Board of Immigration Appeals (BIA)
BIA is under the Department of Justice, and it is the body that reviews the decisions of immigration courts and the U.S Citizenship and Immigration Services (USCIS).
The Board of Immigration Appeals has a nationwide jurisdiction to handle appeals from decisions rendered by Immigration Judges. The BIA handles appeals from across the country concerning:
· Deportation Cases
· Denied I-130 immigrant petitions by USCIS
· Bond adjudication by immigration judges.
· Attorney discipline.
BIA primarily focuses on written briefs to review the appeals and come up with a decision. They carefully evaluate the paperwork submitted, the original petition, motions, and the original court decision. They only conduct courtroom hearings on very seldom occasions.
Fill out and submit the Form EOIR-26, Notice of Appeal from a Decision of an Immigration Judge within 30 days after the decision was rendered. Prepare a strong and realistic written appeal that lays out the reason for your appeal and the laws backing them up.
Note that you should receive a notice from BIA after two weeks. If you did not receive any notice, make sure to follow up with BIA to find out what happened.
Filing fee for immigration appeals is $110. Your notice of appeal should be accompanied by the proof of payment.
· Money order or a valid check of the exact amount of the filing fee.
· Waiver fee (if applicable)
Criminal Aliens Appeal
If an immigrant is convicted of a criminal case, they may be facing removal proceedings and deportation too. In some cases, the immigrant can hire legal attorneys to represent him or her in a case to remove or amend their criminal charges.

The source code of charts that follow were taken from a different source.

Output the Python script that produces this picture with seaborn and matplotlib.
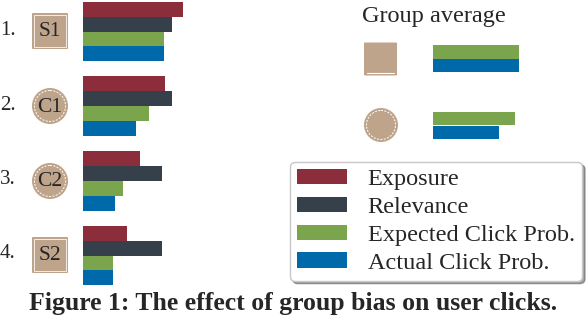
import numpy as np
import pandas as pd
import matplotlib
matplotlib.use("Agg")
import matplotlib.pyplot as plt
import seaborn as sns
from matplotlib.patches import Circle, FancyBboxPatch, Rectangle

# Dane (długość słupka w umownych jednostkach)
groups = ["S1", "C1", "C2", "S2"]
row_labels = ["1.", "2.", "3.", "4."]
metrics = ["Exposure", "Relevance", "Expected Click Prob.", "Actual Click Prob."]
exposure = [100, 82, 57, 44]
relevance = [89, 89, 79, 79]
expected = [81, 66, 40, 30]
actual = [81, 53, 32, 30]

avg_groups = ["square", "circle"]
avg_expected = [86, 82]
avg_actual = [86, 66]

colors = ["#8C2D3B", "#36404A", "#7BA54D", "#0069AA"]
tan = "#BFA48C"

sns.set_style("white")
plt.rcParams["font.family"] = ["Liberation Serif", "DejaVu Serif"]

W, H = 586, 318
fig = plt.figure(figsize=(W / 100, H / 100), dpi=100)

# Warstwa z ikonami i tekstem (współrzędne w pikselach)
bg = fig.add_axes([0, 0, 1, 1], zorder=0)
bg.set_xlim(0, W)
bg.set_ylim(H, 0)
bg.axis("off")

# Główne słupki
df = pd.DataFrame({
    "group": np.repeat(groups, len(metrics)),
    "metric": metrics * len(groups),
    "value": np.ravel(np.column_stack([exposure, relevance, expected, actual])),
})
ax = fig.add_axes([83 / W, 0, 220 / W, 1], zorder=1)
sns.barplot(data=df, x="value", y="group", hue="metric", hue_order=metrics,
            palette=colors, orient="h", width=0.8, saturation=1, linewidth=0, ax=ax)
step = (255.5 - 31.5) / 3
ax.set_xlim(0, 220)
ax.set_ylim(3 + (H - 255.5) / step, -31.5 / step)
handles, labels = ax.get_legend_handles_labels()
ax.get_legend().remove()
ax.axis("off")
ax.patch.set_alpha(0)

# Średnie grupowe
df_avg = pd.DataFrame({
    "group": np.repeat(avg_groups, 2),
    "metric": metrics[2:] * 2,
    "value": np.ravel(np.column_stack([avg_expected, avg_actual])),
})
ax2 = fig.add_axes([433 / W, 0, 120 / W, 1], zorder=1)
sns.barplot(data=df_avg, x="value", y="group", hue="metric", hue_order=metrics[2:],
            palette=colors[2:], orient="h", width=0.4, saturation=1, linewidth=0,
            legend=False, ax=ax2)
step2 = 125.5 - 58.5
ax2.set_xlim(0, 120)
ax2.set_ylim(1 + (H - 125.5) / step2, -58.5 / step2)
ax2.axis("off")
ax2.patch.set_alpha(0)


def square_icon(cx, cy, size, text=None, full_border=True):
    h = size / 2
    bg.add_patch(FancyBboxPatch((cx - h + 1, cy - h + 1), size - 2, size - 2,
                                boxstyle="round,pad=1", fc=tan, ec="none"))
    if full_border:
        bg.add_patch(Rectangle((cx - h + 2, cy - h + 2), size - 4, size - 4,
                               fill=False, ec="white", lw=0.7, alpha=0.8))
    else:
        bg.plot([cx - h + 3, cx + h - 3], [cy + h - 3, cy + h - 3], color="white", lw=0.8)
    if text:
        bg.text(cx, cy + 1, text, ha="center", va="center", fontsize=15.5)


def circle_icon(cx, cy, r, text=None):
    bg.add_patch(Circle((cx, cy), r, fc=tan, ec="none"))
    bg.add_patch(Circle((cx, cy), r - 2.5, fill=False, ec="white", lw=0.7,
                        ls=(0, (2, 1.5))))
    if text:
        bg.text(cx, cy + 1, text, ha="center", va="center", fontsize=15.5)


square_icon(50, 31, 36, "S1")
circle_icon(50, 106, 18, "C1")
circle_icon(50, 181, 18, "C2")
square_icon(50, 255, 36, "S2")

for lbl, yb in zip(row_labels, [35, 110, 184, 258]):
    bg.text(0, yb, lbl, ha="left", va="baseline", fontsize=15)

bg.text(362, 22, "Group average", ha="left", va="baseline", fontsize=17.5)
square_icon(380.5, 59, 33, full_border=False)
circle_icon(381, 125, 17)

leg = fig.legend(handles, labels, loc="upper left", bbox_to_anchor=(290 / W, 1 - 162 / H),
                 prop={"size": 17.5}, handlelength=2.05, handleheight=0.58,
                 labelspacing=0.27, borderpad=0.3, handletextpad=0.85,
                 borderaxespad=0, frameon=True, fancybox=True, shadow=True,
                 edgecolor="#c8c8c8", framealpha=1)

fig.text(293 / W, 1 - 310 / H, "Figure 1: The effect of group bias on user clicks.",
         ha="center", va="baseline", fontsize=18.5, fontweight="bold")

fig.savefig("out.png", dpi=100)
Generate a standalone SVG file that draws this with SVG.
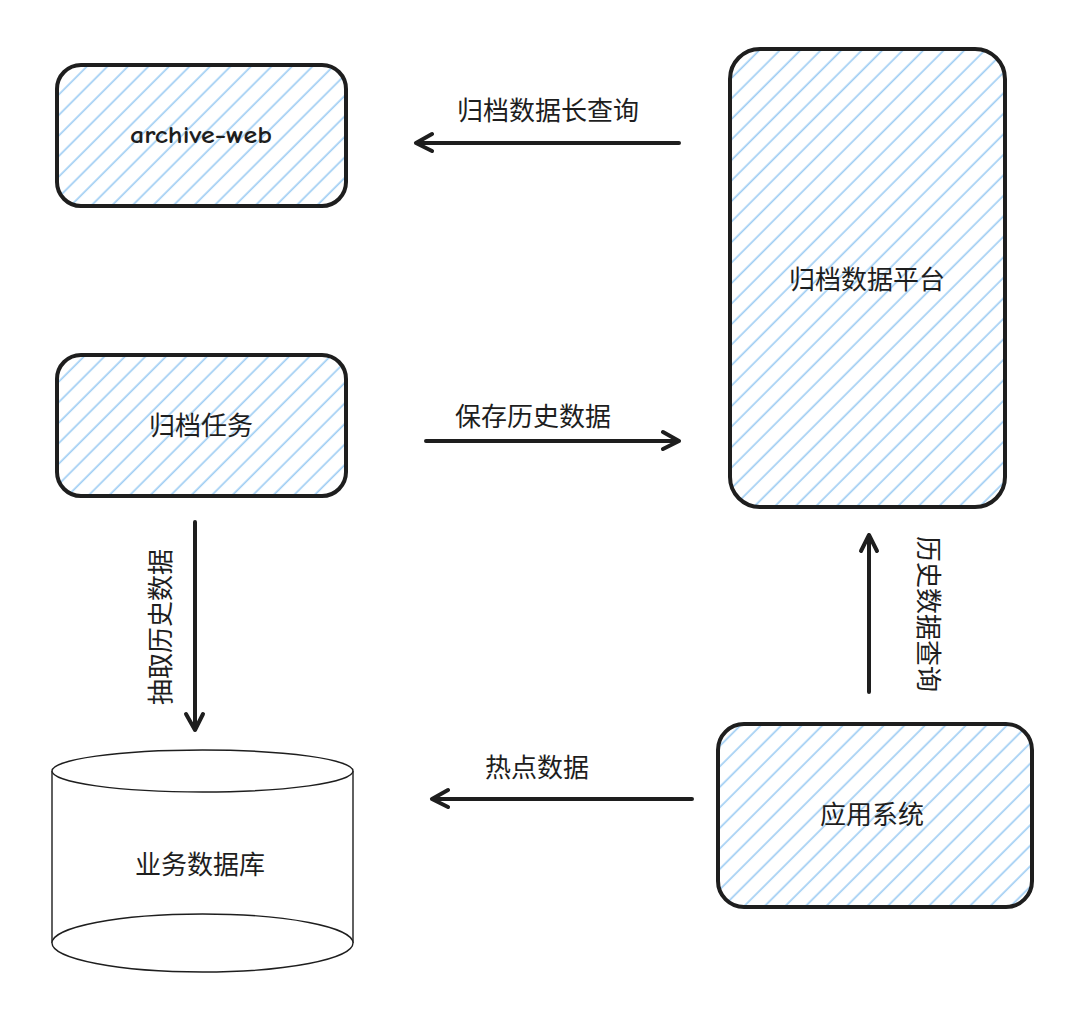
<svg xmlns="http://www.w3.org/2000/svg" width="1080" height="1009" viewBox="0 0 1080 1009">
<defs>
<pattern id="hatch" patternUnits="userSpaceOnUse" width="14.5" height="14.5" patternTransform="rotate(-45)">
<line x1="0" y1="7" x2="14.5" y2="7" stroke="#9fcdf3" stroke-width="1.7"/>
</pattern>
<style>
.box{fill:url(#hatch);stroke:#1e1e1e;stroke-width:4}
.cyl{fill:#ffffff;stroke:#1e1e1e;stroke-width:1.4}
.lbl{font-family:"Noto Sans CJK SC","Noto Sans",sans-serif;font-size:26px;fill:#1e1e1e;text-anchor:middle;dominant-baseline:central}
.hand{font-family:"Comic Neue","Liberation Sans",sans-serif;font-size:24px;font-weight:bold;fill:#1e1e1e;text-anchor:middle;dominant-baseline:central}
.arr{fill:none;stroke:#1e1e1e;stroke-width:4;stroke-linecap:round;stroke-linejoin:round}
</style>
</defs>
<rect width="1080" height="1009" fill="#ffffff"/>

<g id="archive-web">
<rect class="box" x="57" y="65" width="289" height="141" rx="24"/>
<text class="hand" x="201" y="135" textLength="142" lengthAdjust="spacingAndGlyphs">archive-web</text>
</g>

<g id="platform">
<rect class="box" x="730" y="49" width="275" height="458" rx="30"/>
<text class="lbl" x="867" y="277">归档数据平台</text>
</g>

<g id="archive-task">
<rect class="box" x="57" y="355" width="289" height="141" rx="24"/>
<text class="lbl" x="201" y="423">归档任务</text>
</g>

<g id="app-system">
<rect class="box" x="718" y="724" width="314" height="183" rx="26"/>
<text class="lbl" x="872" y="812">应用系统</text>
</g>

<g id="biz-db">
<path class="cyl" d="M52,771 L52,943 A150.5,29 0 0 0 353,943 L353,771"/>
<path class="cyl" d="M52,943 A150.5,29 0 0 1 353,943"/>
<ellipse class="cyl" cx="202.5" cy="771" rx="150.5" ry="21"/>
<text class="lbl" x="200" y="862">业务数据库</text>
</g>

<g id="connectors">
<g id="e1">
<path class="arr" d="M679,143 L416,143 M432,134 L416,143 L432,151"/>
<text class="lbl" x="548" y="108">归档数据长查询</text>
</g>
<g id="e2">
<path class="arr" d="M426,441 L679,441 M663,432 L679,441 L663,449"/>
<text class="lbl" x="533" y="414">保存历史数据</text>
</g>
<g id="e3">
<path class="arr" d="M195,522 L195,730 M186,714 L195,730 L203,714"/>
<text class="lbl" transform="translate(158,627) rotate(-90)" x="0" y="0">抽取历史数据</text>
</g>
<g id="e4">
<path class="arr" d="M869,692 L869,535 M861,551 L869,535 L877,551"/>
<text class="lbl" transform="translate(930,614) rotate(90)" x="0" y="0">历史数据查询</text>
</g>
<g id="e5">
<path class="arr" d="M692,799 L432,799 M448,790 L432,799 L448,807"/>
<text class="lbl" x="537" y="765">热点数据</text>
</g>
</g>
</svg>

Federal Circuit Court of Appeals
Federal Circuit Court of Appeals are usually the cases arising from the decisions of the BIA. The federal court can only take the cases presenting constitutionality claims and questions of law including the following cases below.
· Questionable delays by the USCIS in deciding an application or petition;
· Denied application for naturalization by the USCIS;
· Unlawful detention of someone in immigration custody; or
· A removal order denied on legal or constitutional grounds.
Executive Office for Immigration Review (EOIR)
The Executive Office for Immigration Review (EOIR) manages the United States’ immigration court system. The Department of Homeland Security (DHS) will file a case against a foreign born individual, an alien, for violating immigration laws. The EOIR then reviews the charges and renders a decision whether the individual is removable from the country or not.
The Removal Process
DHS files a charge against the alien in one of EOIR immigration courts and a Notice to Appear will be served. The NTA will include the following information:
· the removal proceedings and processes,
· the alleged immigration law violation
· the alien’s right to seek for a legal help and representation at his own expense
· the consequences of not attending the scheduled hearings.
The EOIR operates with 350 immigration judges conducting removal hearings and other administrative court proceedings and approximately 60 immigration courts across the country.